Doch mit dem Geld sind auch andere Dinge verbunden. Schon in vorchristlicher Zeit erkannten die Menschen, dass sich über den Zins mit Geld Geld verdienen lässt. Im Judentum wie im Christentum und Islam gab es daher Zinsverbote. Geld mit Geld zu verdienen widersprach der allgemeinen Auffassung, dass Geld mit Arbeit verdient werden sollte. Entscheidend ist es, die Grundausrichtung der (biblischen und christlichen) Gebote in die heutige Zeit zu übertragen: Wirtschaft ist für den Menschen da und nicht umgekehrt! Hier nun lauert beim Geld eben auch eine nicht kleine Gefahr, denn Geld hat Eigenschaften, die wir in den Religinen in der Regel Gott zuschreiben: Geld ist unendlich. Mit Geld lässt sich ALLES bewerten. Geld kann man nicht entrinnen. Geld kann erlösend wirken und schliesslich gibt Geld das Gefühl von Freiheit und Macht – und auch Machbarkeit. Vielleicht ähneln sich darum auch die religiöse und die «geldliche» Sprache: Kredit und Credo; Gläubiger und Glaube; Erlös und Erlösung; Schulden und Schuld. Die Gefahr besteht also, dass tatsächlich um des Geldes willen Dinge getan werden und die Menschen aus dem Blickfeld verschwinden. Dieser Gefahr sind alle ausgeliefert, die mit Geld umgehen, doch wer mehr hat, kennt häufig auch die grössere Versuchung!

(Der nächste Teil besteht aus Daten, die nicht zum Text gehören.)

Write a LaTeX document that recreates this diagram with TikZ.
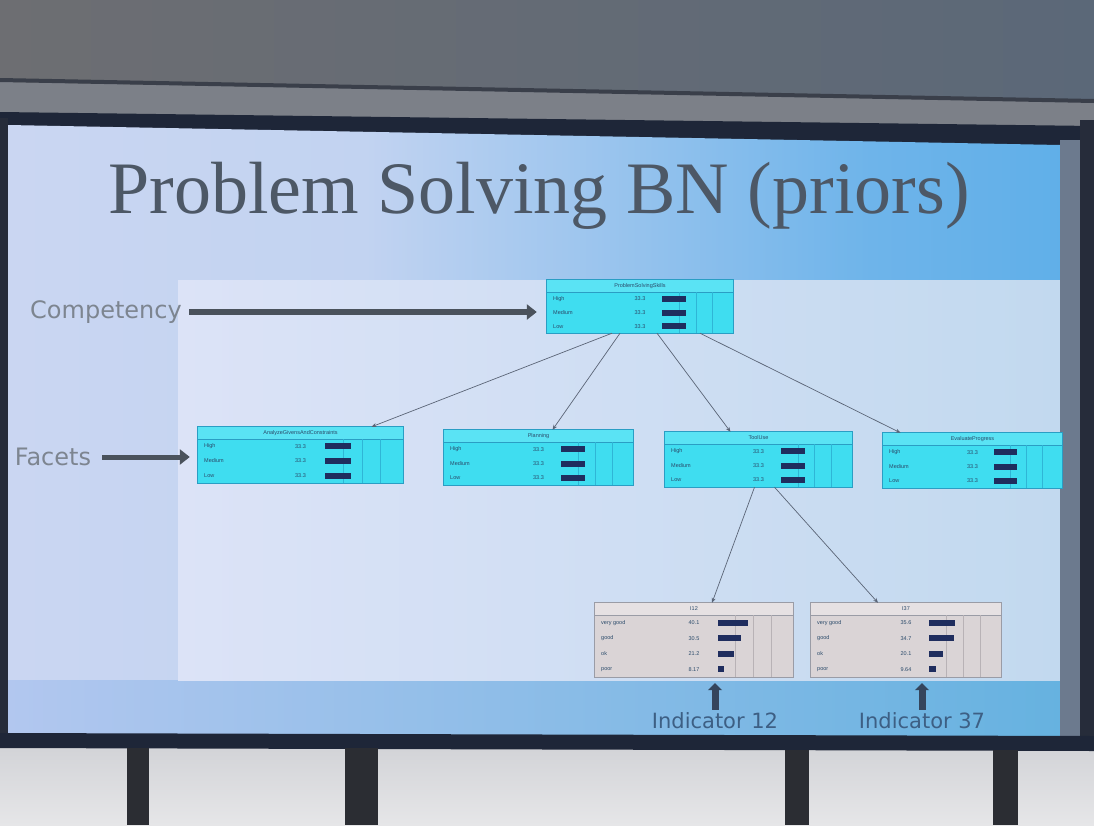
\documentclass[tikz,border=0pt]{standalone}
\usepackage{fontspec}
\setmainfont{Liberation Sans}
\newfontfamily\titlefont{Liberation Serif}
\newfontfamily\labfont{DejaVu Sans}
\newfontfamily\nodefont{Liberation Sans}
\usetikzlibrary{arrows.meta,fit,calc}
\definecolor{wallA}{HTML}{6D6E72}
\definecolor{wallB}{HTML}{5B6878}
\definecolor{ridge}{HTML}{3A3F4A}
\definecolor{ridgelight}{HTML}{7C8088}
\definecolor{frame}{HTML}{1E2638}
\definecolor{slA}{HTML}{D6DBF3}
\definecolor{slB}{HTML}{C2D3F1}
\definecolor{slC}{HTML}{6EB4EA}
\definecolor{slD}{HTML}{3AA2E4}
\definecolor{panA}{HTML}{DCE3F7}
\definecolor{panB}{HTML}{C2D9EF}
\definecolor{bandA}{HTML}{B2C7EF}
\definecolor{bandB}{HTML}{66B2E0}
\definecolor{bezel}{HTML}{6C7A8E}
\definecolor{bezeldark}{HTML}{262C3A}
\definecolor{floorA}{HTML}{D2D3D7}
\definecolor{floorB}{HTML}{E6E6E8}
\definecolor{post}{HTML}{2B2D33}
\definecolor{titlecol}{HTML}{4D5866}
\definecolor{labcol}{HTML}{7D8590}
\definecolor{indlab}{HTML}{3D5F84}
\definecolor{bigarr}{HTML}{4A525C}
\definecolor{indarr}{HTML}{35455C}
\definecolor{cyanfill}{HTML}{3FDDF0}
\definecolor{cyantitle}{HTML}{5AE3F4}
\definecolor{cyanedge}{HTML}{2A9EC4}
\definecolor{cyangrid}{HTML}{2FB6D6}
\definecolor{grayfill}{HTML}{DAD4D6}
\definecolor{graytitle}{HTML}{E6E1E3}
\definecolor{grayedge}{HTML}{9A9CA6}
\definecolor{graygrid}{HTML}{B8B2B6}
\definecolor{bartxt}{HTML}{2A4A6A}
\definecolor{barcol}{HTML}{1F2D5E}
\definecolor{edgecol}{HTML}{5A6476}
\pgfdeclarehorizontalshading{slidebg}{100bp}{color(0bp)=(slA); color(42bp)=(slB); color(66bp)=(slC); color(100bp)=(slD)}
\tikzset{
  facetbox/.style={fill=cyanfill},
  facettitle/.style={fill=cyantitle},
  facetline/.style={draw=cyanedge, line width=0.8pt},
  facetgrid/.style={draw=cyangrid, line width=0.4pt},
  indbox/.style={fill=grayfill},
  indtitle/.style={fill=graytitle},
  indline/.style={draw=grayedge, line width=0.8pt},
  indgrid/.style={draw=graygrid, line width=0.4pt},
  bntext/.style={inner sep=0pt, text=bartxt, font=\nodefont\fontsize{5.5}{6}\selectfont},
  bnbar/.style={fill=barcol},
  edge/.style={draw=edgecol, line width=0.7pt, -{Stealth[length=5pt,width=4pt]}},
  lab/.style={text=labcol, font=\labfont\fontsize{24}{28}\selectfont, inner sep=3pt},
  indlabel/.style={text=indlab, font=\labfont\fontsize{21}{24}\selectfont, inner sep=2pt},
  bigarrow/.style={draw=bigarr, line width=6pt, -{Triangle[length=10pt,width=15pt]}},
  indarrow/.style={draw=indarr, line width=7pt, -{Triangle[length=7pt,width=14pt]}},
}
\newcommand{\bnnode}[9]{%
  \coordinate (#1-nw) at (#2,#3);
  \coordinate (#1-se) at (#4,#5);
  \node[#7box, fit=(#1-nw)(#1-se), inner sep=0pt] (#1) {};
  \fill[#7title] (#2,#3) rectangle (#4,#3+12);
  \draw[#7line] (#2,#3+12) -- (#4,#3+12);
  \node[bntext] (#1-t) at ({(#2+#4)/2},#3+6) {#6};
  \foreach \g in {0.25,0.5,0.75} \draw[#7grid] ({#2+(0.62+0.36*\g)*(#4-#2)},#3+12) -- ++(0,#5-#3-12);
  \foreach \stname/\stval/\stpct [count=\i] in {#8} {
    \pgfmathsetmacro{\yy}{#3+12+(\i-0.5)*(#5-#3-12)/#9}
    \node[bntext, anchor=west] (#1-n\i) at (#2+6,\yy) {\stname};
    \node[bntext] (#1-v\i) at ({#2+0.5*(#4-#2)},\yy) {\stval};
    \fill[bnbar] ({#2+0.62*(#4-#2)},\yy-3) rectangle ++({\stpct*0.0038*(#4-#2)},6);
  }
  \draw[#7line] (#1.north west) rectangle (#1.south east);
}
\begin{document}
\begin{tikzpicture}[x=1pt,y=-1pt]
\useasboundingbox (0,0) rectangle (1094,825);
% wall above the screen
\shade[left color=wallA, right color=wallB] (0,0) rectangle (1094,130);
\fill[ridgelight] (0,82) -- (1094,102) -- (1094,128) -- (0,114) -- cycle;
\fill[ridge] (0,78) -- (1094,99) -- (1094,103) -- (0,82) -- cycle;
\fill[frame] (0,112) -- (1094,126) -- (1094,152) -- (0,128) -- cycle;
% slide
\shade[shading=slidebg] (8,125) -- (1060,145) -- (1060,736) -- (8,734) -- cycle;
\shade[left color=bandA, right color=bandB] (8,680) rectangle (1060,735);
\shade[left color=panA, right color=panB] (178,280) rectangle (1060,680);
% side frames
\fill[bezel] (1060,140) rectangle (1080,742);
\fill[bezeldark] (1080,120) rectangle (1094,752);
\fill[bezeldark] (0,118) rectangle (8,742);
% bottom
\shade[top color=floorA, bottom color=floorB] (0,745) rectangle (1094,825);
\fill[frame] (0,733) -- (1094,736) -- (1094,751) -- (0,748) -- cycle;
\fill[post] (127,748) rectangle (149,825);
\fill[post] (345,748) rectangle (378,825);
\fill[post] (785,750) rectangle (809,825);
\fill[post] (993,750) rectangle (1018,825);
% title
\node[font=\titlefont\fontsize{74}{80}\selectfont, text=titlecol, anchor=base, inner sep=0pt] (title) at (539,213) {Problem Solving BN (priors)};
% BN nodes
\bnnode{top}{547}{280}{733}{333}{ProblemSolvingSkills}{facet}{High/33.3/33.3, Medium/33.3/33.3, Low/33.3/33.3}{3}
\bnnode{f1}{198}{427}{403}{483}{AnalyzeGivensAndConstraints}{facet}{High/33.3/33.3, Medium/33.3/33.3, Low/33.3/33.3}{3}
\bnnode{f2}{444}{430}{633}{485}{Planning}{facet}{High/33.3/33.3, Medium/33.3/33.3, Low/33.3/33.3}{3}
\bnnode{f3}{665}{432}{852}{487}{ToolUse}{facet}{High/33.3/33.3, Medium/33.3/33.3, Low/33.3/33.3}{3}
\bnnode{f4}{883}{433}{1062}{488}{EvaluateProgress}{facet}{High/33.3/33.3, Medium/33.3/33.3, Low/33.3/33.3}{3}
\bnnode{i1}{595}{603}{793}{677}{I12}{ind}{very good/40.1/40.1, good/30.5/30.5, ok/21.2/21.2, poor/8.17/8.17}{4}
\bnnode{i2}{811}{603}{1001}{677}{I37}{ind}{very good/35.6/35.6, good/34.7/34.7, ok/20.1/20.1, poor/9.64/9.64}{4}
% BN edges
\draw[edge] ([xshift=-28pt]top.south) -- ([xshift=71pt]f1.north);
\draw[edge] ([xshift=-20pt]top.south) -- ([xshift=14pt]f2.north);
\draw[edge] ([xshift=17pt]top.south) -- ([xshift=-28pt]f3.north);
\draw[edge] ([xshift=60pt]top.south) -- ([xshift=-72pt]f4.north);
\draw[edge] ([xshift=-4pt]f3.south) -- ([xshift=18pt]i1.north);
\draw[edge] ([xshift=16pt]f3.south) -- ([xshift=-28pt]i2.north);
% side labels
\node[lab] (comp) at (106,312) {Competency};
\node[lab] (fac) at (53,457) {Facets};
\draw[bigarrow, shorten <=4pt, shorten >=10pt] (comp.east) -- (comp.east -| top.west);
\draw[bigarrow, line width=5pt, shorten <=8pt, shorten >=8pt] (fac.east) -- (fac.east -| f1.west);
% indicator labels
\node[indlabel] (l12) at (715,721) {Indicator 12};
\node[indlabel] (l37) at (922,721) {Indicator 37};
\draw[indarrow, shorten <=1pt, shorten >=6pt] (l12.north) -- (l12.north |- i1.south);
\draw[indarrow, shorten <=1pt, shorten >=6pt] (l37.north) -- (l37.north |- i2.south);
\end{tikzpicture}
\end{document}
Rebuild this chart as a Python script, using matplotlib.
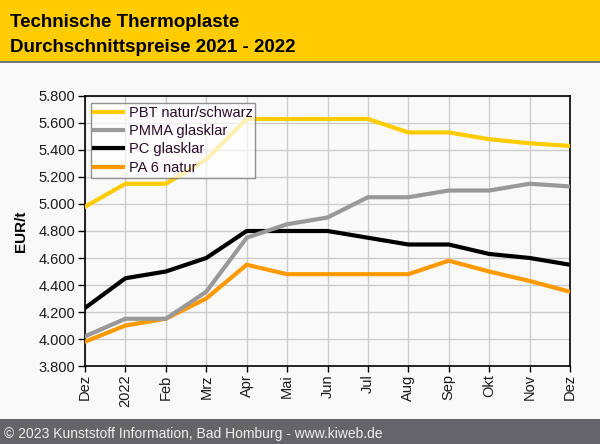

Die Katholische Soziallehre wie die christliche Sozialethik haben darum immer auch wieder darauf hingewiesen, dass Besitz und Eigentum – ob nun Geld oder Land – zum Teilen verpflichtet, eine «soziale Hypothek» trägt. Denn alles, was uns Menschen gehört, gehört letztlich Gott, und alles, was wir haben, hängt irgendwie mit andern Menschen zusammen. Dies führt dazu, dass wir aufpassen müssen, dass die Unterschiede zwischen Reich und Arm nicht zu gross werden und niemand auf Kosten anderer übermässig Vorteile hat bzw. Lasten tragen muss.